Orang boleh berdebat tentang cara perjuangan itu akan dilakukan, tetapi itu hanyalah “masalah teknis”. Namun prinsipnya, perjuangan itu harus dilakukan. Dengan sendirinya, diperlukan kehadiran sosok-sosok yang melakukan perjuangan itu. Setelah keharusan berjuang, maka akan hadir beberapa pertanyaan: keputusan pribadi untuk turut serta dalam perjuangan tersebut, dan kapan perjuangan itu harus dilakukan. Dalam berjuang diperlukan penyatuan antara prinsip perjuangan dan tekad pribadi.

Saya sendiri mengalami hal ini dalam perjuangan menegakkan sistem politik yang demokratis di negeri kita. Saya merasa harus memperjuangkan hal itu, walau harus berhadapan dengan teman-teman dan saudara-saudara sendiri. Yang lebih berat adalah keharusan menghadapi bangsa dan negara. Saya harus bekerja keras menegakkan aturan-aturan yang saya anggap harus dilakukan sekarang juga. Prinsip perjuangan saya terletak pada kata “keadilan dan kemakmuran” yang dalam Kitab Suci Al-Quran disebutkan: Wahai orang-orang beriman, tegakkan keadilan dan jadilah saksi bagi Tuhan walau mengenai dirimu sendiri. Selain itu, Kitab Suci Al-Quran juga menyatakan, Jangan kalian campuradukkan kebenaran dan kebatilan, dan jangan kalian tutup-tutupi kebenaran padahal kalian tahu.

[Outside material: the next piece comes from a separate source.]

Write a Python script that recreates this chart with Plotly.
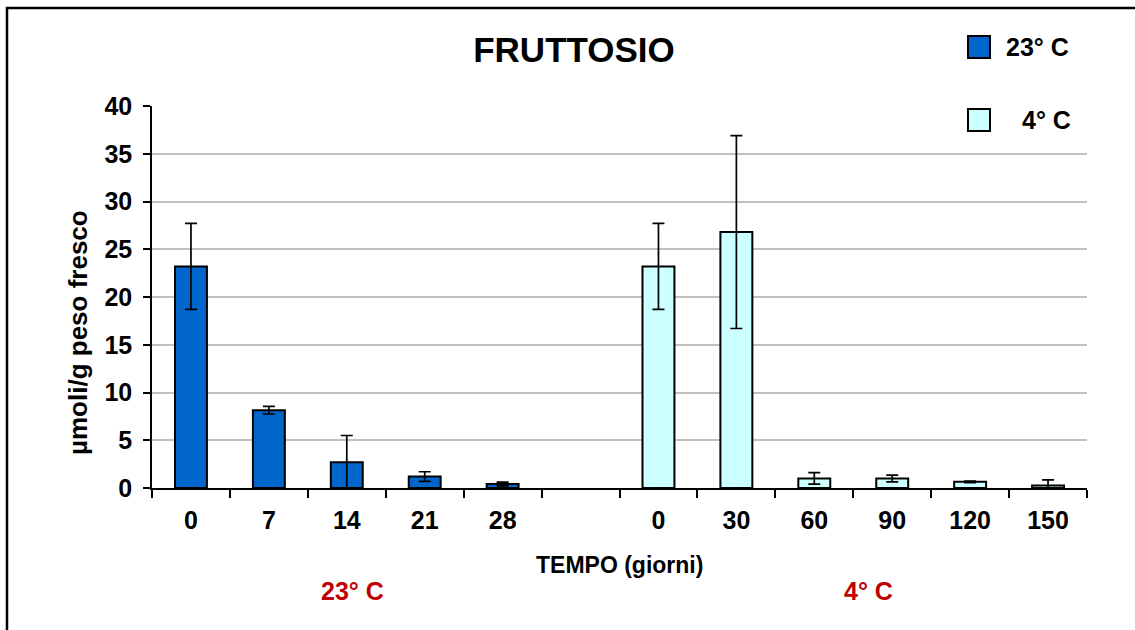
import plotly.graph_objects as go

# Category slots along the time axis (one empty slot separates the two series)
slots = ["a0", "a7", "a14", "a21", "a28", "gap", "b0", "b30", "b60", "b90", "b120", "b150"]
slot_labels = ["0", "7", "14", "21", "28", "", "0", "30", "60", "90", "120", "150"]

# 23 °C series
x_23 = ["a0", "a7", "a14", "a21", "a28"]
y_23 = [23.2, 8.15, 2.7, 1.2, 0.42]
err_23 = [4.5, 0.4, 2.8, 0.5, 0.2]

# 4 °C series
x_4 = ["b0", "b30", "b60", "b90", "b120", "b150"]
y_4 = [23.2, 26.8, 1.0, 1.0, 0.65, 0.25]
err_4 = [4.5, 10.1, 0.6, 0.35, 0.08, 0.6]

BLUE = "#0066CC"
CYAN = "#CCFFFF"
FONT = "Liberation Sans, Arial, sans-serif"

W, H = 1135, 630
L, R, T, B = 152, 48, 106, 142
pw, ph = W - L - R, H - T - B


def px(x):
    return (x - L) / pw


def py(y):
    return (H - B - y) / ph


err_style = dict(type="data", visible=True, color="black", thickness=1.7, width=6)

fig = go.Figure()
fig.add_trace(go.Bar(
    x=x_23, y=y_23, name="23° C",
    marker=dict(color=BLUE, line=dict(color="black", width=2)),
    error_y=dict(array=err_23, **err_style),
    width=0.41, showlegend=False,
))
fig.add_trace(go.Bar(
    x=x_4, y=y_4, name="4° C",
    marker=dict(color=CYAN, line=dict(color="black", width=2)),
    error_y=dict(array=err_4, **err_style),
    width=0.41, showlegend=False,
))

fig.update_layout(
    width=W, height=H,
    margin=dict(l=L, r=R, t=T, b=B, pad=0),
    paper_bgcolor="white", plot_bgcolor="white",
    barmode="overlay",
    font=dict(family=FONT, color="black", size=24, weight="bold"),
    title=dict(text="FRUTTOSIO", x=574 / W, xanchor="center", y=1 - 50 / H, yanchor="middle",
               font=dict(size=35, family=FONT, weight="bold")),
)

fig.update_xaxes(
    type="category", categoryorder="array", categoryarray=slots,
    tickmode="array", tickvals=slots, ticktext=slot_labels,
    tickson="boundaries", ticks="outside", ticklen=8, tickwidth=1.5, tickcolor="black",
    showline=True, linecolor="black", linewidth=1.5,
    showgrid=False, range=[-0.5, 11.5],
    ticklabelstandoff=9,
    tickfont=dict(size=25, family=FONT, weight="bold"),
)
fig.update_yaxes(
    range=[0, 40], tickvals=[0, 5, 10, 15, 20, 25, 30, 35, 40],
    ticks="outside", ticklen=7, tickwidth=1.5, tickcolor="black",
    showline=True, linecolor="black", linewidth=1.5,
    showgrid=True, gridcolor="#C0C0C0", gridwidth=1.5,
    zeroline=False,
    ticklabelstandoff=6,
    tickfont=dict(size=25, family=FONT, weight="bold"),
)

# Axis titles
fig.add_annotation(xref="paper", yref="paper", x=px(619), y=py(565),
                   text="TEMPO (giorni)", showarrow=False, xanchor="center", yanchor="middle",
                   font=dict(size=23, family=FONT, weight="bold", color="black"))
fig.add_annotation(xref="paper", yref="paper", x=px(78), y=py(333),
                   text="µmoli/g peso fresco", showarrow=False, textangle=-90,
                   xanchor="center", yanchor="middle",
                   font=dict(size=26, family=FONT, weight="bold", color="black"))

# Frame around the chart
fig.add_shape(type="rect", xref="paper", yref="paper",
              x0=px(7), x1=px(1140), y0=py(8), y1=py(640),
              line=dict(color="black", width=2.5), layer="above")

# Legend squares and labels
for (y0, y1, fill, label, tx) in [(36, 58, BLUE, "23° C", 1004), (109, 131, CYAN, "4° C", 1020)]:
    fig.add_shape(type="rect", xref="paper", yref="paper",
                  x0=px(968), x1=px(990), y0=py(y1), y1=py(y0),
                  fillcolor=fill, line=dict(color="black", width=2))
    fig.add_annotation(xref="paper", yref="paper", x=px(tx), y=py((y0 + y1) / 2),
                       text=label, showarrow=False, xanchor="left", yanchor="middle",
                       font=dict(size=25, family=FONT, weight="bold", color="black"))

# Group labels under the axis
for label, cx in [("23° C", 352), ("4° C", 868)]:
    fig.add_annotation(xref="paper", yref="paper", x=px(cx), y=py(591),
                       text=label, showarrow=False, xanchor="center", yanchor="middle",
                       font=dict(size=25, family=FONT, weight="bold", color="#C00000"))

fig.write_html("out.html")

Seperti Munir, dalam memperjuangkan keadilan, kita harus bertekad terus-menerus sebisa mungkin menetapkan kriteria-kriteria yang harus diikuti khalayak. Tapi perjuangan, walaupun diusahakan dengan sungguh-sungguh, masih saja ada yang luput dari perhatian. Jika diketahui ada yang luput, harus langsung dikoreksi.

Pada 1998, kita berhasil menegakkan reformasi yang seharusnya berujung pada terciptanya sebuah sistem pemerintahan yang utuh. Karena kealpaan kita sendiri, reformasi itu menghasilkan beberapa subsistem yang saling menghantam satu sama lain.

Tragedi pembunuhan Munir adalah pengalaman sangat berharga, yang dapat dijadikan modal agar negara kita benar-benar menjalankan sistem politik yang jujur atas dasar keadilan dan kemakmuran, sesuai dengan amanat UUD 1945. Untuk mencapainya, kita harus berani berkorban, bukan?